Ma soprattutto iniziative di tipo culturale, perché la denatalità che - suole ricordare, è fenomeno trasversale a tutti i ceti sociali, non solo a quelli meno abbienti -, risulta in caduta libera, come ha recentemente scritto l’Economist, non solo in stati come l’Italia e la Grecia che molto han sofferto la crisi, ma anche in realtà come l’Australia e la Norvegia, che l’hanno appena sfiorata; ed in nazioni come la Danimarca, in cui enormi sono stati, nel tempo, gli interventi pubblici, economici o mirati ai congedi parentali, a sostegno della genitorialità.
D’altronde, il nostro Paese ha iniziato a fare meno figli molto prima del 2008.
Se negli anni Cinquanta – come ha recentemente scritto Giulio Meotti – il tasso di fecondità italiano era tra i più alti d’Europa (2,5 figli per donna, secondo solo a quello della Francia), già nel 1987 (nel pieno di una fase espansiva) , il TFR era sceso in molte regioni italiane ben al di sotto dell’unità (la Campania, in quegli anni tra le regioni più feconde con un TFR pari a 1,80, si posizionava comunque dietro alla Svezia, forte di 1,87).
Cosa fare allora? Tanto per iniziare, basterebbe - come ci ricorda Caro Blangiardo su IL FOGLIO del 25 agosto u.s. - riprendere alla mano un documento di 40 pagine denominato “Piano Nazionale per la Famiglia” (http://www.politichefamiglia.it/media/1055/piano-famiglia-definitivo-7-giugno-2012-def.pdf), approvato nel 2012 dall’Esecutivo Monti, senza che da allora abbia avuto alcun seguito.
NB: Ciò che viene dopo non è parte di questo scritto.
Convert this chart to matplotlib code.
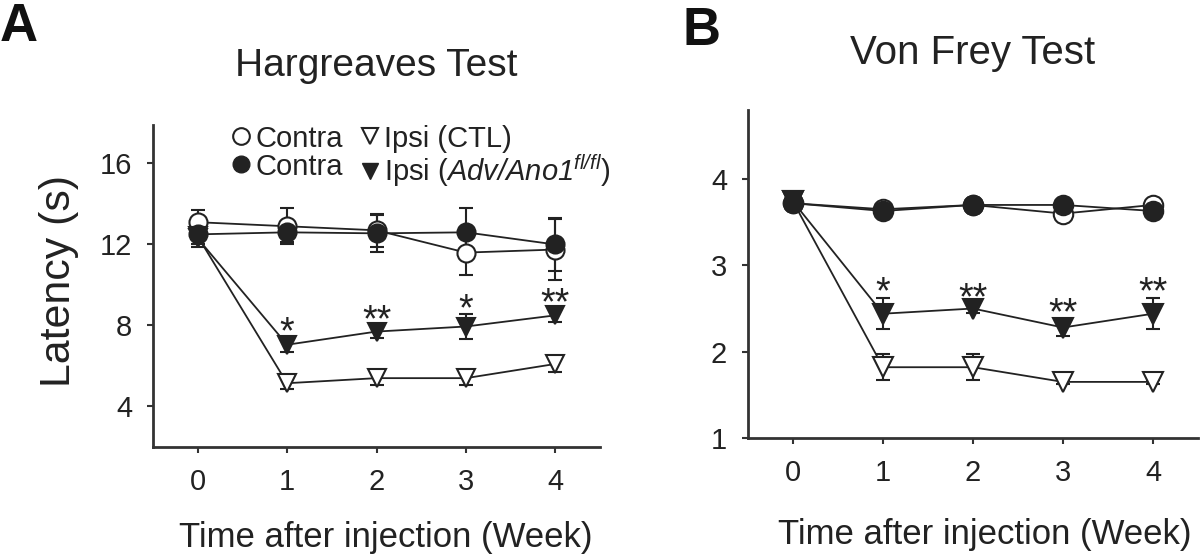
import numpy as np
import matplotlib
matplotlib.use('Agg')
import matplotlib.pyplot as plt
from matplotlib.lines import Line2D

plt.rcParams['font.family'] = ['Liberation Sans', 'DejaVu Sans']
plt.rcParams['mathtext.fontset'] = 'custom'
plt.rcParams['mathtext.rm'] = 'Liberation Sans:italic'
plt.rcParams['mathtext.it'] = 'Liberation Sans:italic'

weeks = [0, 1, 2, 3, 4]

# Hargreaves test, latency (s)
hg_contra_ctl = [13.1, 12.9, 12.7, 11.6, 11.75]
hg_contra_ctl_err = [0.6, 0.9, 0.8, 1.1, 1.5]
hg_contra_adv = [12.5, 12.6, 12.55, 12.6, 12.0]
hg_contra_adv_err = [0.5, 0.5, 0.9, 1.2, 1.3]
hg_ipsi_ctl = [12.4, 5.15, 5.4, 5.4, 6.1]
hg_ipsi_ctl_err = [0.4, 0.3, 0.35, 0.35, 0.4]
hg_ipsi_adv = [12.3, 7.05, 7.7, 7.95, 8.5]
hg_ipsi_adv_err = [0.4, 0.35, 0.3, 0.6, 0.35]
hg_stars = ['', '*', '**', '*', '**']

# Von Frey test
vf_contra_ctl = [3.72, 3.65, 3.70, 3.60, 3.70]
vf_contra_ctl_err = [0.05, 0.04, 0.03, 0.04, 0.04]
vf_contra_adv = [3.72, 3.63, 3.70, 3.70, 3.63]
vf_contra_adv_err = [0.05, 0.04, 0.03, 0.05, 0.05]
vf_ipsi_ctl = [3.74, 1.82, 1.82, 1.65, 1.65]
vf_ipsi_ctl_err = [0.05, 0.15, 0.15, 0.02, 0.02]
vf_ipsi_adv = [3.74, 2.44, 2.50, 2.28, 2.44]
vf_ipsi_adv_err = [0.05, 0.18, 0.05, 0.10, 0.18]
vf_stars = ['', '*', '**', '**', '**']

ink = '#222222'
W, H = 1200, 559
fig = plt.figure(figsize=(12, 5.59), dpi=100)
axA = fig.add_axes([153 / W, (H - 447) / H, 447 / W, 322 / H])
axB = fig.add_axes([748 / W, (H - 438) / H, 450 / W, 328 / H])


def draw(ax, series, stars, ms):
    for mean, err, mk, fill in series:
        ax.errorbar(weeks, mean, yerr=err, fmt='-', marker=mk, color=ink,
                    mfc=ink if fill else 'white', mec=ink, ms=ms, mew=1.5,
                    lw=1.3, elinewidth=1.5, capsize=5, capthick=1.5)
    adv, adv_err = series[3][0], series[3][1]
    for w, m, e, s in zip(weeks, adv, adv_err, stars):
        if s:
            ax.annotate(s, (w, m + e), xytext=(0, -4), textcoords='offset points',
                        ha='center', va='baseline', fontsize=27, color=ink)
    for side in ['top', 'right']:
        ax.spines[side].set_visible(False)
    for side in ['left', 'bottom']:
        ax.spines[side].set_linewidth(2)
        ax.spines[side].set_color('#333333')
    ax.tick_params(direction='out', length=4, width=1.5, colors='#333333',
                   labelsize=21, labelcolor=ink, pad=11)
    ax.set_xlim(-0.5, 4.5)
    ax.set_xticks(weeks)
    ax.set_xlabel('Time after injection (Week)', fontsize=25, color=ink)


draw(axA, [(hg_contra_ctl, hg_contra_ctl_err, 'o', False),
           (hg_contra_adv, hg_contra_adv_err, 'o', True),
           (hg_ipsi_ctl, hg_ipsi_ctl_err, 'v', False),
           (hg_ipsi_adv, hg_ipsi_adv_err, 'v', True)], hg_stars, 13)
axA.set_ylim(2, 17.9)
axA.set_yticks([4, 8, 12, 16])
ylab = axA.set_ylabel('Latency (s)', fontsize=30, color=ink, va='center')
axA.yaxis.set_label_coords(-0.21, 0.514)
axA.xaxis.set_label_coords(0.52, -0.23)
axA.set_title('Hargreaves Test', fontsize=28, color=ink, pad=35)

draw(axB, [(vf_contra_ctl, vf_contra_ctl_err, 'o', False),
           (vf_contra_adv, vf_contra_adv_err, 'o', True),
           (vf_ipsi_ctl, vf_ipsi_ctl_err, 'v', False),
           (vf_ipsi_adv, vf_ipsi_adv_err, 'v', True)], vf_stars, 14)
axB.set_ylim(1, 4.8)
axB.set_yticks([1, 2, 3, 4])
axB.xaxis.set_label_coords(0.527, -0.245)
axB.set_title('Von Frey Test', fontsize=29, color=ink, pad=33)

handles = [Line2D([], [], ls='none', marker='o', ms=12, mfc='white', mec=ink, mew=1.5),
           Line2D([], [], ls='none', marker='o', ms=12, mfc=ink, mec=ink),
           Line2D([], [], ls='none', marker='v', ms=12, mfc='white', mec=ink, mew=1.5),
           Line2D([], [], ls='none', marker='v', ms=12, mfc=ink, mec=ink)]
labels = ['Contra', 'Contra', 'Ipsi (CTL)', r'Ipsi ($Adv/Ano1^{fl/fl}$)']
fig.legend(handles, labels, ncol=2, frameon=False, loc='upper left',
           bbox_to_anchor=(218 / W, 1 - 110 / H), fontsize=21, labelcolor=ink,
           borderpad=0, handlelength=0.6, handletextpad=0.2, columnspacing=0.6,
           labelspacing=0.0)

fig.text(0, 1 - 2 / H, 'A', fontsize=38, fontweight='bold', color='#111111', va='top')
fig.text(683 / W, 1 - 6 / H, 'B', fontsize=38, fontweight='bold', color='#111111', va='top')

# size the y label so it spans about 212 px like the original
fig.canvas.draw()
h = ylab.get_window_extent().height
ylab.set_fontsize(30 * 212 / h)

fig.savefig('out.png', dpi=100)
In esso sono indicate le direttrici da seguire per una politica nazionale di supporto alla famiglia, tra cui misure di equità fiscale ed economica per dare ossigeno ai nuclei familiari, provvedimenti di natura abitativa finalizzati all’acquisto ed all’affitto di case da parte di giovani coppie, azioni di sostegno anche economico alle genitorialità ed alla cura dei figli ecc..
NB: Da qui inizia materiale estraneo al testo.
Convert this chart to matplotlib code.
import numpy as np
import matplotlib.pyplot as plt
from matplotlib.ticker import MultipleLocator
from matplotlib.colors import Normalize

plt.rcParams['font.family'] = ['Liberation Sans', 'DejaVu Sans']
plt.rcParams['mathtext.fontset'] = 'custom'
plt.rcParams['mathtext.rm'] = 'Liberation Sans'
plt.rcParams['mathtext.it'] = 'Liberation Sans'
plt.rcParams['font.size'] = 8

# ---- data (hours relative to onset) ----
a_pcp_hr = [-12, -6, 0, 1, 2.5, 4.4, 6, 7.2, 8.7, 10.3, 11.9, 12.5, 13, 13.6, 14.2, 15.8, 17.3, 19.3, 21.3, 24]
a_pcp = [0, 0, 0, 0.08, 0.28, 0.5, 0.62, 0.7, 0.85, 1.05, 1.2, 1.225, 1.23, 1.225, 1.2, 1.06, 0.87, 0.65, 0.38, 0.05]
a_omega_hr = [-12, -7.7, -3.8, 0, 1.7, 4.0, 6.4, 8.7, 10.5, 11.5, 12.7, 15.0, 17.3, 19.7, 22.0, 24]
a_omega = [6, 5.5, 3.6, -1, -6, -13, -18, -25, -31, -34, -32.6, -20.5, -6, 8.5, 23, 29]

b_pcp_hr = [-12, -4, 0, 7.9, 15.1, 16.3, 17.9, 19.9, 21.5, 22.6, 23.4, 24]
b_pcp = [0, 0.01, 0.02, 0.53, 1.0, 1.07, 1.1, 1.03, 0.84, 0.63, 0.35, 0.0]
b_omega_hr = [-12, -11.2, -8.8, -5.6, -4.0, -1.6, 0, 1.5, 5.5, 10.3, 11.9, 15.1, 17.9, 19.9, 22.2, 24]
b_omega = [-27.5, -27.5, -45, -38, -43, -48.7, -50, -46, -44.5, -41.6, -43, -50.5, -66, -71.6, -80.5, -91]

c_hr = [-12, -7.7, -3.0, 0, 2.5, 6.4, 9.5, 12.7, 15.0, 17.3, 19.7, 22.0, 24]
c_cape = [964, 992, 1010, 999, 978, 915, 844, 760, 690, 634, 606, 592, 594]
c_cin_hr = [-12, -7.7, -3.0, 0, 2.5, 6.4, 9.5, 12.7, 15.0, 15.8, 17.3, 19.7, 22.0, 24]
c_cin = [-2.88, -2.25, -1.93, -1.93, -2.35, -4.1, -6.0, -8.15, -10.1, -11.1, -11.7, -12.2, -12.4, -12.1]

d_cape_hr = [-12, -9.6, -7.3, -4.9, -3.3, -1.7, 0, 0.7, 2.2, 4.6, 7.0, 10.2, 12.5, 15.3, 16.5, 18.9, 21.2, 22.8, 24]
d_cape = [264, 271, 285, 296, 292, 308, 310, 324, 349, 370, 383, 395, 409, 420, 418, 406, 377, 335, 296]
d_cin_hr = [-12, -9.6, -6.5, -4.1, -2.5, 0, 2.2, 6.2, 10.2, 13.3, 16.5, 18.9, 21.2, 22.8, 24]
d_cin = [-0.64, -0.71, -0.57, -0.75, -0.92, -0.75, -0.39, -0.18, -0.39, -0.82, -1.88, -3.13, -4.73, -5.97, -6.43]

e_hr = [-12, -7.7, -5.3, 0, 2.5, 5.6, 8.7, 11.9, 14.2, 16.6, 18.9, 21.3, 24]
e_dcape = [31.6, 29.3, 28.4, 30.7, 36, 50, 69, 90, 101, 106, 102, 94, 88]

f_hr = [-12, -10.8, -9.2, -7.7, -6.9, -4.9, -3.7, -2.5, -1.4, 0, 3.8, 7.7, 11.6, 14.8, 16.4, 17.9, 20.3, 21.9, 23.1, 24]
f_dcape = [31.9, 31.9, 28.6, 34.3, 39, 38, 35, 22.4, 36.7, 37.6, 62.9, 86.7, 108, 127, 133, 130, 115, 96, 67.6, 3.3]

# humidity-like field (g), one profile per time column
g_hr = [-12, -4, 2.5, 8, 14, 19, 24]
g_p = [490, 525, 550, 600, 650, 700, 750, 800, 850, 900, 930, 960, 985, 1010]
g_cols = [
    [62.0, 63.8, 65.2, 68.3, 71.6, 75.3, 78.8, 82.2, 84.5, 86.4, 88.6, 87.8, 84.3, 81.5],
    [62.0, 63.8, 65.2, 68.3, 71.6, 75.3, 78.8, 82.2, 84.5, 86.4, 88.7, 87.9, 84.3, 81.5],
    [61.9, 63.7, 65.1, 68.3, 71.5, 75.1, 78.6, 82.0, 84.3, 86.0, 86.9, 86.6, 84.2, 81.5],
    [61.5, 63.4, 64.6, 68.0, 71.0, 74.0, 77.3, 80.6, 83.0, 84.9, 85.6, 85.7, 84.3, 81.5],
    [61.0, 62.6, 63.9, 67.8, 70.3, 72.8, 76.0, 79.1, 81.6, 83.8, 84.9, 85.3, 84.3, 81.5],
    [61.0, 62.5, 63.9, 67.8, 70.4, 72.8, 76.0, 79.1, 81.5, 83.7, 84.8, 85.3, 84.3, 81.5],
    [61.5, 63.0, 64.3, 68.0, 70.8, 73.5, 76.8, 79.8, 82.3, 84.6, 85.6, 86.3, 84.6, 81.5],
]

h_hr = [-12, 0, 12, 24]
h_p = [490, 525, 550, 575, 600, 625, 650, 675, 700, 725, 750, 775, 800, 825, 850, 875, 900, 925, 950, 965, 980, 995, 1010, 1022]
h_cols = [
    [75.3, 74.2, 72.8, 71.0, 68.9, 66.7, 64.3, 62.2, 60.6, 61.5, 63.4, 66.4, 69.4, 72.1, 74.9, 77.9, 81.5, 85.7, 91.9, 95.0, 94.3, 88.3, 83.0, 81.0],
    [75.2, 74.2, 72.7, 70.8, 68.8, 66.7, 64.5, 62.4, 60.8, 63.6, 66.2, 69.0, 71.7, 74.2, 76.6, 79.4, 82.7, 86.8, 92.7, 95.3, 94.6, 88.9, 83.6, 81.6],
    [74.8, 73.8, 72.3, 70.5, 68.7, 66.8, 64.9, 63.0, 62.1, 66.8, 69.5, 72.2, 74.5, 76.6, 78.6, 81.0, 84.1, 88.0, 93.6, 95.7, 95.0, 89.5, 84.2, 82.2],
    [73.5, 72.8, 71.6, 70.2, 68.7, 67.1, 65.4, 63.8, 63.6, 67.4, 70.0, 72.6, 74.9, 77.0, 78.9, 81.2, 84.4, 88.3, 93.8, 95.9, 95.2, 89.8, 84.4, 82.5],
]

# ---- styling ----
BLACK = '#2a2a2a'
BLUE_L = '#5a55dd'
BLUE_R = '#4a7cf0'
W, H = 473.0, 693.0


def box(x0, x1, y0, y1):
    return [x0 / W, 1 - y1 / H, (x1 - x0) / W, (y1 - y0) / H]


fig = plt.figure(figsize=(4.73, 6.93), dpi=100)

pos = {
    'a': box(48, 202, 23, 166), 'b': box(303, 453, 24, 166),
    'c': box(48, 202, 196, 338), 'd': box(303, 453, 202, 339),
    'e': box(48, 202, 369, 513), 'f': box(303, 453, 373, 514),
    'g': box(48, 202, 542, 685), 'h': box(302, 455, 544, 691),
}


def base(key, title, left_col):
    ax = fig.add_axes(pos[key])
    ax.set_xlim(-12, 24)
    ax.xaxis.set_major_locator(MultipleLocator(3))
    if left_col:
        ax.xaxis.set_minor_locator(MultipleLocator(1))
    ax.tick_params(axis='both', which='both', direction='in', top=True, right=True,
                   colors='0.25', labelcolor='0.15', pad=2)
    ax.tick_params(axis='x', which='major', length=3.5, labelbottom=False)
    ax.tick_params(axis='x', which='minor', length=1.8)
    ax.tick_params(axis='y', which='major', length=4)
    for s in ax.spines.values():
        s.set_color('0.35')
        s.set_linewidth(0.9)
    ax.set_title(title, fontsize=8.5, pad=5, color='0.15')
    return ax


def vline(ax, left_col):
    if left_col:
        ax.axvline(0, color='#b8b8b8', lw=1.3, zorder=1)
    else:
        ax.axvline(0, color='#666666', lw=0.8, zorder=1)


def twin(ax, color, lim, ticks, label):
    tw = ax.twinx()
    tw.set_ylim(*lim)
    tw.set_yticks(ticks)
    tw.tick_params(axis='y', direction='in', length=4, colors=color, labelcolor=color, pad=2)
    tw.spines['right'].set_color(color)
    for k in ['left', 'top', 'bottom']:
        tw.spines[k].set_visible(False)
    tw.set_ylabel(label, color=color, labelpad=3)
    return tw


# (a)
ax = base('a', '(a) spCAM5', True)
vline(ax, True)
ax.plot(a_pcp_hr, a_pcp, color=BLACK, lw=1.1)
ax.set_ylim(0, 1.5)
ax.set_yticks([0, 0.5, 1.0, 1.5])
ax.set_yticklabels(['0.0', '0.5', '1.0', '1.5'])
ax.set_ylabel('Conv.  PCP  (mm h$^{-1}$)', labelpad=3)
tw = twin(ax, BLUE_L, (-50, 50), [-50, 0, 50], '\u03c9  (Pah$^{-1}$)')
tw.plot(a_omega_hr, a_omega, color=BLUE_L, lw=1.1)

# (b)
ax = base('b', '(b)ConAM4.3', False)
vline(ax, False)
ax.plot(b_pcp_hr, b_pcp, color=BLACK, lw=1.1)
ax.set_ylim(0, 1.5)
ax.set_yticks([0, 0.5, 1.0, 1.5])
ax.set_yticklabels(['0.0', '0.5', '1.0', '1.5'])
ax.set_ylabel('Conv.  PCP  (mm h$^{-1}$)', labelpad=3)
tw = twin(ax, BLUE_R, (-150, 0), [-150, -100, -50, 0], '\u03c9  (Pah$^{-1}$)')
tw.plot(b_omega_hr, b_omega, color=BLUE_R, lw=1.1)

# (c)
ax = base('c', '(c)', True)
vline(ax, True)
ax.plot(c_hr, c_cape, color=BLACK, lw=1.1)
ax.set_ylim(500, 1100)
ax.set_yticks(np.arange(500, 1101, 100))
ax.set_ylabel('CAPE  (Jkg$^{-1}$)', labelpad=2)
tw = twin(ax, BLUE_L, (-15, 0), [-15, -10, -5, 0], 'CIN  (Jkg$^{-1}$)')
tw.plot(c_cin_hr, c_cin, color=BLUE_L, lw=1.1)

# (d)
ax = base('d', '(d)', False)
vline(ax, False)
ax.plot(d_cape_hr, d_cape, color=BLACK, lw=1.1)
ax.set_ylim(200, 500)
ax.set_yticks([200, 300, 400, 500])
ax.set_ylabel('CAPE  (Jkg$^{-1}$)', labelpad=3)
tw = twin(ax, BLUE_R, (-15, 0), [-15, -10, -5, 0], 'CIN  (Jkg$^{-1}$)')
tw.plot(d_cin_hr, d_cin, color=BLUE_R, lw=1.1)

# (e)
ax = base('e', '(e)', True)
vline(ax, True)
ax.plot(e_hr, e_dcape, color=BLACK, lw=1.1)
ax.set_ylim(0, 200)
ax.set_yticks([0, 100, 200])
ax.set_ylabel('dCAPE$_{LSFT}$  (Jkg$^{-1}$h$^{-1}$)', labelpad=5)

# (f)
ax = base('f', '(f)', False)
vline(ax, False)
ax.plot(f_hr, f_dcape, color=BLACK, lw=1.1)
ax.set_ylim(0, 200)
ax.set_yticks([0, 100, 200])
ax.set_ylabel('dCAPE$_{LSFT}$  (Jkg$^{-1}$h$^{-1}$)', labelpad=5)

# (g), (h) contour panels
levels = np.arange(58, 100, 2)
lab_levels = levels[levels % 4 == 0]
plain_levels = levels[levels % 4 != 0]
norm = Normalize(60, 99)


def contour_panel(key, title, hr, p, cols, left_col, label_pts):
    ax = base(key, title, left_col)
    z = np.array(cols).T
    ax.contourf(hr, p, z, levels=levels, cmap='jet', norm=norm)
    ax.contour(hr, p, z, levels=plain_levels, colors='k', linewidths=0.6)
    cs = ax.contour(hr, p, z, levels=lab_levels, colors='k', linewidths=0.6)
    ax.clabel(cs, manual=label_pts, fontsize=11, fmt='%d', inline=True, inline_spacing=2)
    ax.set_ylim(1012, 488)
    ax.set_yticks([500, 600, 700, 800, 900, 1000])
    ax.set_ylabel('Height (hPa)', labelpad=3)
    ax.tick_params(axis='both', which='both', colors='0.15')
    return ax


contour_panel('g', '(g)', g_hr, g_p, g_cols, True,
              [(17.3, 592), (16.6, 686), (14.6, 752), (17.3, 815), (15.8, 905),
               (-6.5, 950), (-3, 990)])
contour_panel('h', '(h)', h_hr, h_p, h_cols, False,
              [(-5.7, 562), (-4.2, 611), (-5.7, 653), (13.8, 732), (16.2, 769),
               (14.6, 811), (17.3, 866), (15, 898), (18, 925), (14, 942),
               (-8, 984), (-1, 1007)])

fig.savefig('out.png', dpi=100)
Eppoi tante, ma tante altre campagne a sostegno della fecondità (magari migliori di quella appena conclusasi), a dispetto delle tante anime belle che vivono nel nostro Paese, pronte a tacciare come “di regime” qualsiasi azione in tal senso.
Sarebbe un primo passo per evitare la fine per consunzione di una società, di una civiltà.
Perché di questo, in fin dei conti, si tratta.
La storia è lì a ricordarcelo; e se è vero, come è vero, che sovente non si ripete, è pur certo - come ha recentemente ricordato il generale Camporini - che molto spesso fa rima.